En somme, sur le plan de la lisibilité, le seul bémol se trouverait du côté du double, voire du triple système de référencement utilisé. Par exemple, la notice concernant Ludger Duvernay porte le numéro 35 et se situe à la page 63 ; le numéro de page est utilisé pour référencer la notice dans l’index des auteurs à la fin de l’ouvrage ; le numéro de notice sert, quant à lui, à renvoyer à des notices complémentaires à la fin d’une entrée. Ainsi, on trouve un renvoi à la notice 35 à la fin du texte sur le journal L’Opinion publique. Or, quand le nom d’un auteur ou le titre d’une oeuvre est évoqué à l’intérieur d’une notice (par exemple, Duvernay est mentionné dans la notice sur les écrits polémiques), il est suivi d’un astérisque ; le lecteur doit alors se référer à l’index ou à la table des matières pour repérer la notice concernant cet auteur ou cette oeuvre. Ce système de référence peut donc porter à confusion, mais il a l’avantage (un peu pervers) de prolonger le plaisir de feuilleter l’ouvrage d’une notice à l’autre.

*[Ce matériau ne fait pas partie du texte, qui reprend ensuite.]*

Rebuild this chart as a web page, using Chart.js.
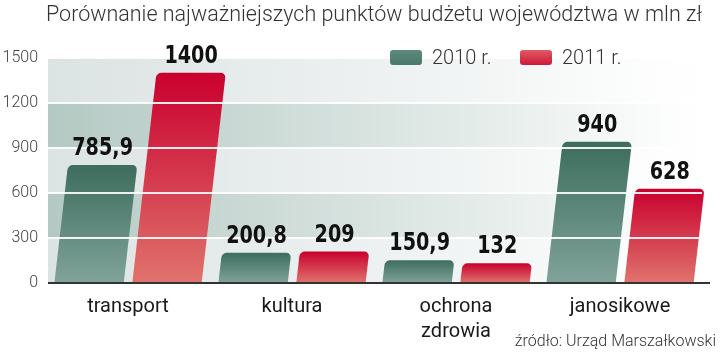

Pour cette raison et aussi parce qu’il ne comporte aucune référence externe ni bibliographie, l’Atlas littéraire du Québec est moins un ouvrage de référence à placer sur le même rayon que le Dictionnaire des oeuvres littéraires du Québec (1980-, neuf volumes parus) ou La vie littéraire au Québec (1991-, six volumes parus) qu’un beau livre à laisser sur la table à café pour s’y plonger de temps à autre au gré des intérêts, curiosités et interrogations de chacun sur le vaste monde qu’est la littérature.